I’m having a really hard time understanding the few people of America who have declared war on American police. Granted, there have been a hand full of shootings of Black youth/young men by the police. I’m not addressing those events here. I’m talking about the ambushes of policemen and policewomen who are doing their jobs, namely helping those in trouble or preventing trouble before it starts. The men and women in blue that are hurt or injured are victims of senseless crimes just like anyone else in those circumstances.
I’m watching America deteriorate into a jumble of us vs. them groups. Pick any issue and you will find two opposing groups who feel each feel strongly that theirs is the only way. And any of those opposing groups have members who will stop at nothing to make their point. Even to the point of killing those who do not agree.
It’s sad that we’ve traded respect for differing opinions and civil debate for violence and a my-way-or-you-die philosophy (sounds similar to ISIS, doesn’t it). What happened?

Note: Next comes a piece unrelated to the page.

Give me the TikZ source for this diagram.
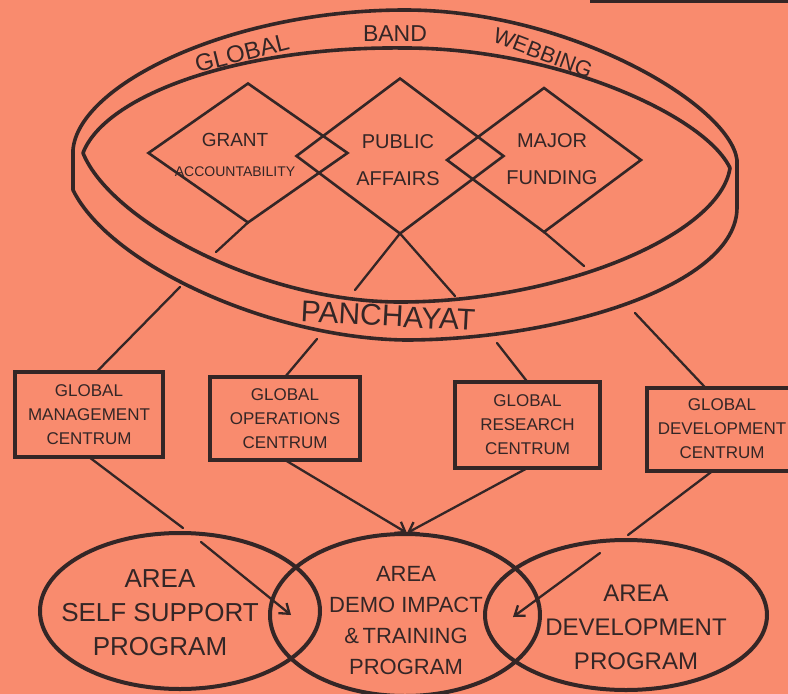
\documentclass[tikz,border=0pt]{standalone}
\usepackage{fontspec}
\setmainfont{Liberation Sans}
\usetikzlibrary{shapes.geometric,arrows.meta}
\definecolor{paper}{RGB}{249,139,110}
\definecolor{ink}{RGB}{52,38,38}

\begin{document}
\begin{tikzpicture}[x=1pt,y=-1pt,
  band/.style={draw=ink,line width=3.6pt,line join=round},
  kite/.style={diamond,draw=ink,line width=2.6pt,outer sep=0pt,inner sep=0pt},
  centrum/.style={rectangle,draw=ink,line width=4pt,outer sep=0pt,inner sep=0pt,text=ink,align=center,font=\fontsize{17}{24}\selectfont},
  area/.style={ellipse,draw=ink,line width=4pt,outer sep=0pt,inner sep=0pt},
  hand/.style={text=ink,align=center,inner sep=0pt},
  wire/.style={draw=ink,line width=2.3pt,line cap=round},
  feed/.style={wire,-{Straight Barb[length=9pt,width=13pt]}}]

\fill[paper] (0,0) rectangle (788,694);
\useasboundingbox (0,0) rectangle (788,694);
\fill[ink] (590,0) rectangle (788,2.5);

% the band
\draw[band] (73,150) .. controls (78,85) and (230,10) .. (405,10)
  .. controls (570,10) and (730,105) .. (737,160) -- (737,207)
  .. controls (738,285) and (560,340) .. (405,340)
  .. controls (270,338) and (110,265) .. (73,190) -- cycle;
\draw[band] (83,153) .. controls (105,95) and (240,46) .. (405,48)
  .. controls (555,48) and (705,115) .. (730,168)
  .. controls (720,235) and (560,302) .. (400,302)
  .. controls (260,302) and (110,220) .. (83,153) -- cycle;

\node[hand,font=\fontsize{24}{24}\selectfont,rotate=14] (global) at (242,53) {GLOBAL};
\node[hand,font=\fontsize{23}{23}\selectfont] (bandtxt) at (395,34) {BAND};
\node[hand,font=\fontsize{22}{22}\selectfont,rotate=-21] (webbing) at (543,53) {WEBBING};
\node[hand,font=\fontsize{30}{30}\selectfont,rotate=-3] (panchayat) at (388,316) {PANCHAYAT};

% the three kites
\node[kite,minimum width=199pt,minimum height=139pt] (grant) at (248,153) {};
\node[kite,minimum width=207pt,minimum height=155pt] (public) at (400,156) {};
\node[kite,minimum width=194pt,minimum height=144pt] (major) at (544,160) {};

\node[hand,font=\fontsize{19}{30}\selectfont] (granttxt) at (235,155) {GRANT\\{\fontsize{14}{16}\selectfont ACCOUNTABILITY}};
\node[hand,font=\fontsize{20}{37}\selectfont] (publictxt) at (398,160) {PUBLIC\\AFFAIRS};
\node[hand,font=\fontsize{20}{37}\selectfont] (majortxt) at (552,159) {MAJOR\\FUNDING};

\coordinate (granttail) at (216,252);
\coordinate (pubtailL) at (355,290);
\coordinate (pubtailR) at (455,296);
\coordinate (majortail) at (584,266);
\draw[wire] (grant.south) -- (granttail);
\draw[wire] (public.south) -- (pubtailL);
\draw[wire] (public.south) -- (pubtailR);
\draw[wire] (major.south) -- (majortail);

% centrums
\node[centrum,minimum width=148pt,minimum height=85pt] (mgmt) at (89,414.5) {GLOBAL\\MANAGEMENT\\CENTRUM};
\node[centrum,minimum width=150pt,minimum height=83pt] (ops) at (285,418.5) {GLOBAL\\OPERATIONS\\CENTRUM};
\node[centrum,minimum width=145pt,minimum height=86pt] (research) at (527.5,425) {GLOBAL\\RESEARCH\\CENTRUM};
\node[centrum,minimum width=150pt,minimum height=83pt] (devel) at (722,429) {GLOBAL\\DEVELOPMENT\\CENTRUM};

\coordinate (tie1) at (180,287);
\coordinate (tie2) at (317,339);
\coordinate (tie3) at (497,343);
\coordinate (tie4) at (635,313);
\draw[wire] (tie1) -- (mgmt.80);
\draw[wire] (tie2) -- (ops.north);
\draw[wire] (tie3) -- (research.north);
\draw[wire] (tie4) -- (devel.112);

% area programs
\node[area,minimum width=280pt,minimum height=156pt] (selfsup) at (180,611) {};
\node[area,minimum width=270pt,minimum height=162pt] (demo) at (405,615) {};
\node[area,minimum width=282pt,minimum height=150pt] (areadev) at (626,615) {};

\node[hand,font=\fontsize{26}{34}\selectfont] (selfsuptxt) at (160,613) {AREA\\SELF SUPPORT\\PROGRAM};
\node[hand,font=\fontsize{22}{31}\selectfont] (demotxt) at (406,621) {AREA\\DEMO IMPACT\\\&\,TRAINING\\PROGRAM};
\node[hand,font=\fontsize{24}{34}\selectfont] (areadevtxt) at (636,627) {AREA\\DEVELOPMENT\\PROGRAM};

\coordinate (gapA1) at (183,528);
\coordinate (gapA2) at (201,542);
\coordinate (tipA) at (291,615);
\coordinate (tipB) at (407,533);
\coordinate (gapD1) at (628,535);
\coordinate (gapD2) at (600,553);
\coordinate (tipD) at (513,617);
\draw[wire] (mgmt.south) -- (gapA1);
\draw[feed] (gapA2) -- (tipA);
\draw[feed] (ops.south) -- (tipB);
\draw[feed] (research.south) -- (tipB);
\draw[wire] (devel.258) -- (gapD1);
\draw[feed] (gapD2) -- (tipD);
\end{tikzpicture}
\end{document}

Here’s my own theory. I’ll steal from a sermon I heard two weeks ago at our church camp meeting. The word ‘obey’ has become a four-letter word. No one wants to do it. Many have never had to do it before. Maybe they don’t know the meaning of the word. Maybe they don’t know how to obey.
Politicians don’t obey laws. People don’t obey laws either. People don’t obey warnings or instructions. Children don’t obey parents. People don’t obey the police warnings. After not obeying, people wonder why they get shot, put in jail, or get ruffed up. It’s called consequences of your actions. When you don’t obey when you should, consequences can be very harsh.
Maybe more people should try obeying. Do what you’re told by those in authority. The consequences may turn out much better. If told to do something you don’t like, try obeying, then proving later in a calmer and safer environment why you were wronged. There are avenues and methods to protest that don’t involve looting, killing, or destroying. Maybe people will discover there’s a better way to resolve conflict. Maybe they’ll discover we all have a right to our opinions. We can agree to disagree. Or maybe we’ll destroy our own country trying to prove our point of view. It would be a sad ending to the great experiment of democracy.